I think of this quite frequently as our son gets bigger. He is getting older, a time of bitter-sweet happiness. I do not want to be emotionally detached from that, but neither do I want to cling to this moment, try to keep him from growing up, and be unwilling to see it all pass.
Early Buddhism did emphasize emotional detachment more than the later Mahayana. As I said, now we tend not to see our thoughts and emotions (i.e., the "self") so much as the "enemy" as bits of theatre that have to be seen through, handled wisely, not allowed to tie us up. That is a big difference. Same with ordinary life, which is no longer seen as something to "escape", but as something to also be seen through, handled wisely, not allowed to tie us up.

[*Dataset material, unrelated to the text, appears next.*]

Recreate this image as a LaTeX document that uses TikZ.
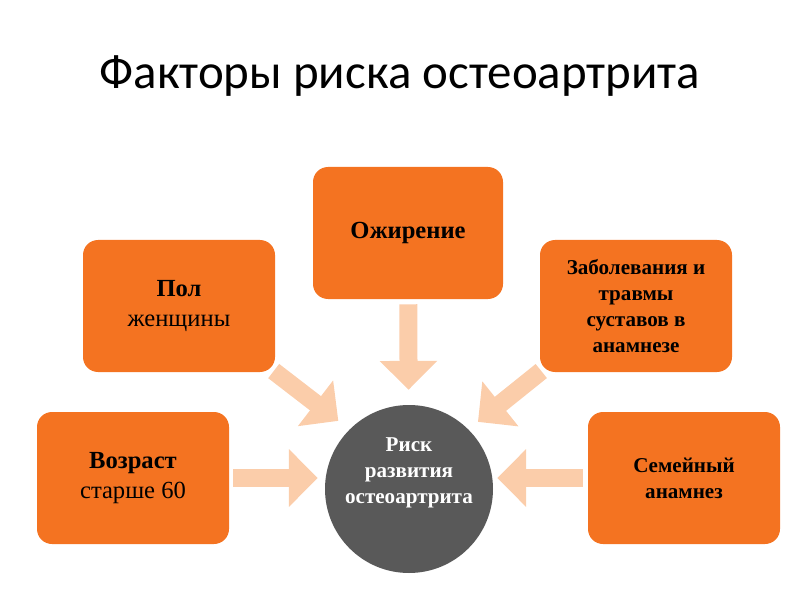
\documentclass[tikz,border=0pt]{standalone}
\usepackage{fontspec}
\setmainfont{Liberation Serif}
\newfontfamily\titlefont{Carlito}
\usetikzlibrary{arrows.meta,positioning}
\definecolor{factororange}{HTML}{F47321}
\definecolor{arrowpeach}{HTML}{FBCDAA}
\definecolor{riskgray}{HTML}{595959}

\begin{document}
\begin{tikzpicture}[
    factor/.style={fill=factororange, rounded corners=0.375cm, minimum width=4.8cm, minimum height=3.3cm, align=center, font=\bfseries\fontsize{15}{18.4}\selectfont},
    bigfactor/.style={factor, font=\mdseries\fontsize{17.5}{21.3}\selectfont},
    risk/.style={circle, fill=riskgray, minimum size=4.2cm},
    risktext/.style={text=white, align=center, font=\bfseries\fontsize{15}{18.4}\selectfont},
    flow/.style={draw=arrowpeach, line width=0.45cm, -{Triangle[length=0.72cm, width=1.4cm]}}
]
\useasboundingbox (0,0) rectangle (20,15);

\node[font=\titlefont\fontsize{34.8}{40}\selectfont] (title) at (10,13.1) {Факторы риска остеоартрита};

\node[risk] (risk) at (10.225,2.775) {};
\node[risktext] (risklabel) at ([yshift=0.4cm]risk.center) {Риск\\развития\\остеоартрита};

\node[bigfactor, minimum width=4.75cm] (obesity) at (10.2,9.175) {\textbf{Ожирение}};
\node[bigfactor] (sex) at (4.475,7.35) {\textbf{Пол}\\женщины};
\node[bigfactor] (age) at (3.325,3.05) {\textbf{Возраст}\\старше 60};
\node[factor] (injury) at (15.9,7.35) {Заболевания и\\травмы\\суставов в\\анамнезе};
\node[factor] (family) at (17.1,3.05) {Семейный\\анамнез};

\draw[flow, shorten <=0.125cm, shorten >=0.375cm] (obesity) -- (risk);
\draw[flow, shorten <=-0.05cm, shorten >=0.35cm] (sex.south east) -- (risk.north west);
\draw[flow, shorten <=-0.05cm, shorten >=0.3cm] (injury.south west) -- (risk.north east);
\draw[flow, shorten <=0.1cm, shorten >=0.175cm] (age.east) -- (age.east -| risk.west);
\draw[flow, shorten <=0.125cm, shorten >=0.1cm] (family.west) -- (family.west -| risk.east);

\end{tikzpicture}
\end{document}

Sit and learn these two eyes that are one eye, a Buddha's Eye, like two side of a no sided coin.
In our Zen Practice, we drop judgments and preferences. We also learn how to drop without dropping. We do both at once. In "Just Sitting" Zazen, we drop all judgments and learn to live from such perspective, but people often misunderstand what this really means. Of course, if we are to live as human beings, we must have preferences and make choices. Otherwise, we can't function. We could not choose to stand up or sit down, wait for the green light to "go" instead of running red lights, we could not even choose to get out of bed in the morning.
So, how to do both at once? Ah, this is one of the great discoveries of Zen Buddhism, namely, that folks can live on a couple or more "channels" (for want of a better term) at once, seemingly conflicting viewpoints without conflict.
Well, for example, we drop all "likes" and "dislikes" on one channel, even as we must have "likes" and "dislikes" on another. The result is
like choosing what you like, and avoiding what you dislike, but fully accepting either one ... all at the same time. For example, you go into
life's ice cream store and ask for vanilla. But all they have is strawberry, which you hate. You embrace the fact that life sometimes
gives strawberry. When vanilla, eat vanilla, when strawberry ... savor the strawberry.
Do you see a bit how that works? Most folks think that you must only live on one channel or the other.
HOWEVER, during Zazen itself, we practice dropping all preferences PERIOD. In life, we can live having both preferences and no preferences, but in Shikantaza, we just practice having no preferences. This is very important.